Retype only what runs from the first line of the listing to the line holding "6.1, 6.45, 6.9]", both included. Do not retype the pictures.

>> start

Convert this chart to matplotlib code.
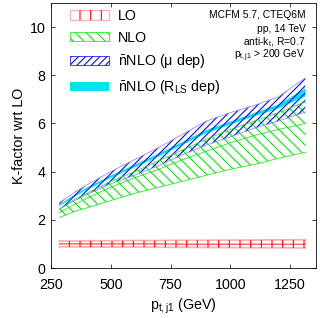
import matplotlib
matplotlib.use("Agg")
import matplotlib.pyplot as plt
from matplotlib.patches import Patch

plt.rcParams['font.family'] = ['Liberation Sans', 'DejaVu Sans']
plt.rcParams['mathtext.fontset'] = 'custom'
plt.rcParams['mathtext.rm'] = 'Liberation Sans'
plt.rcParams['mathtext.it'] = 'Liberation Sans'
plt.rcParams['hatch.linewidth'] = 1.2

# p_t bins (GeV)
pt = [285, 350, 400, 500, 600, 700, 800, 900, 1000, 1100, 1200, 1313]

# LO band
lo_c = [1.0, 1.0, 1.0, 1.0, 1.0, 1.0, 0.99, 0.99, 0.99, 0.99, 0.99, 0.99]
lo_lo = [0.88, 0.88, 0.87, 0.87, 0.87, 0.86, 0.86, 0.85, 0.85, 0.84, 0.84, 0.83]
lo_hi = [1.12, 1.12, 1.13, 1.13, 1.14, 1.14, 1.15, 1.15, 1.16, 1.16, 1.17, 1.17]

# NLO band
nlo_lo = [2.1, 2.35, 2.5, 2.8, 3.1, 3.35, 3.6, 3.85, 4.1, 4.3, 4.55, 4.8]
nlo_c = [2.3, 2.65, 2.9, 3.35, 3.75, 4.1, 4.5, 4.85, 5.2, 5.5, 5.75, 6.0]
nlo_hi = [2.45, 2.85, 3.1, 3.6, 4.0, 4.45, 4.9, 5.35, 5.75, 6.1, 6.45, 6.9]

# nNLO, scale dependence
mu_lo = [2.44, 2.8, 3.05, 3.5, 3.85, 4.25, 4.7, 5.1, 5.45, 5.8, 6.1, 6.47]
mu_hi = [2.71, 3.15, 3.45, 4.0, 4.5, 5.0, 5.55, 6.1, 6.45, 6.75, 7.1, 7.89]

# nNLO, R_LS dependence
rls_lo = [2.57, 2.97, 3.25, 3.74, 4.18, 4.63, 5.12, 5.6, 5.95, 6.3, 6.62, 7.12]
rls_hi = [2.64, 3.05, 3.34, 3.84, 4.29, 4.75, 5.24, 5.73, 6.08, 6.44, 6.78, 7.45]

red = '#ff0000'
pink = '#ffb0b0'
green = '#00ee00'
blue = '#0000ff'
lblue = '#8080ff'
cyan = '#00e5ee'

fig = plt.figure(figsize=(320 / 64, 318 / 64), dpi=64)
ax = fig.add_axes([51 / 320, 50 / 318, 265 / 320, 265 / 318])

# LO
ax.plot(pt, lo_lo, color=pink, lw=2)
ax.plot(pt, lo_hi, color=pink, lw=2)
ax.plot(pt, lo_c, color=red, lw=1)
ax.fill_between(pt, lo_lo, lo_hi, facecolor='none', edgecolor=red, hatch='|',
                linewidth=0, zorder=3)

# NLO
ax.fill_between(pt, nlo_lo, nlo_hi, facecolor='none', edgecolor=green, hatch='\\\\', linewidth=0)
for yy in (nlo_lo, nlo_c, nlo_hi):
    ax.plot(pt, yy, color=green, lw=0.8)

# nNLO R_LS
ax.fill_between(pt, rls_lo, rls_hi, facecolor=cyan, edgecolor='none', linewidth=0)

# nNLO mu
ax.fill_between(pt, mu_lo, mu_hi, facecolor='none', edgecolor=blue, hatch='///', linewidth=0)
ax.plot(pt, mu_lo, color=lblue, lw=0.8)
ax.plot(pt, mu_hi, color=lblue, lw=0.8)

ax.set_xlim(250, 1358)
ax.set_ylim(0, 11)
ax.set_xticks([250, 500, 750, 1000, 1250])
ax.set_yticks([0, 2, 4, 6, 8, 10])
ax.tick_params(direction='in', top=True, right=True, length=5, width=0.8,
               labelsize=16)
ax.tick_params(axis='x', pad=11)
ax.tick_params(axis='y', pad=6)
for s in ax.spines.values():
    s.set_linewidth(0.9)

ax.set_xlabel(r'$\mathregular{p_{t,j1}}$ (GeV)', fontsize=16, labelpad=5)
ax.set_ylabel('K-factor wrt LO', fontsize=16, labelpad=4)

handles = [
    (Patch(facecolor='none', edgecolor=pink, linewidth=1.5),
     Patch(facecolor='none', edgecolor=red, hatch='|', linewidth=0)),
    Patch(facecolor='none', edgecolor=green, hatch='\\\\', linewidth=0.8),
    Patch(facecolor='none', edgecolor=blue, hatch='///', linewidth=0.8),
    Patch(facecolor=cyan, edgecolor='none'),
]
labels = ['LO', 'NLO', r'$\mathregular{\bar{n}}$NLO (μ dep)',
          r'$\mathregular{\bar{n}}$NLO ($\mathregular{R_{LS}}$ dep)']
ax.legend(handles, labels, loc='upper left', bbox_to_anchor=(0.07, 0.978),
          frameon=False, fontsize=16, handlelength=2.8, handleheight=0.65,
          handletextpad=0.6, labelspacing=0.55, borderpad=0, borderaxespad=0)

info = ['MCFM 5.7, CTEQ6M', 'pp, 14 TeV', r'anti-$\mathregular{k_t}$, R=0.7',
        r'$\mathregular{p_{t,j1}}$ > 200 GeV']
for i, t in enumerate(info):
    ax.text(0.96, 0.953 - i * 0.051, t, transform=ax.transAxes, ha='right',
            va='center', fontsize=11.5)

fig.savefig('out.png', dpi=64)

>> end

IN RESPONSE:
Convert this chart to matplotlib code.
import matplotlib
matplotlib.use("Agg")
import matplotlib.pyplot as plt
from matplotlib.patches import Patch

plt.rcParams['font.family'] = ['Liberation Sans', 'DejaVu Sans']
plt.rcParams['mathtext.fontset'] = 'custom'
plt.rcParams['mathtext.rm'] = 'Liberation Sans'
plt.rcParams['mathtext.it'] = 'Liberation Sans'
plt.rcParams['hatch.linewidth'] = 1.2

# p_t bins (GeV)
pt = [285, 350, 400, 500, 600, 700, 800, 900, 1000, 1100, 1200, 1313]

# LO band
lo_c = [1.0, 1.0, 1.0, 1.0, 1.0, 1.0, 0.99, 0.99, 0.99, 0.99, 0.99, 0.99]
lo_lo = [0.88, 0.88, 0.87, 0.87, 0.87, 0.86, 0.86, 0.85, 0.85, 0.84, 0.84, 0.83]
lo_hi = [1.12, 1.12, 1.13, 1.13, 1.14, 1.14, 1.15, 1.15, 1.16, 1.16, 1.17, 1.17]

# NLO band
nlo_lo = [2.1, 2.35, 2.5, 2.8, 3.1, 3.35, 3.6, 3.85, 4.1, 4.3, 4.55, 4.8]
nlo_c = [2.3, 2.65, 2.9, 3.35, 3.75, 4.1, 4.5, 4.85, 5.2, 5.5, 5.75, 6.0]
nlo_hi = [2.45, 2.85, 3.1, 3.6, 4.0, 4.45, 4.9, 5.35, 5.75, 6.1, 6.45, 6.9]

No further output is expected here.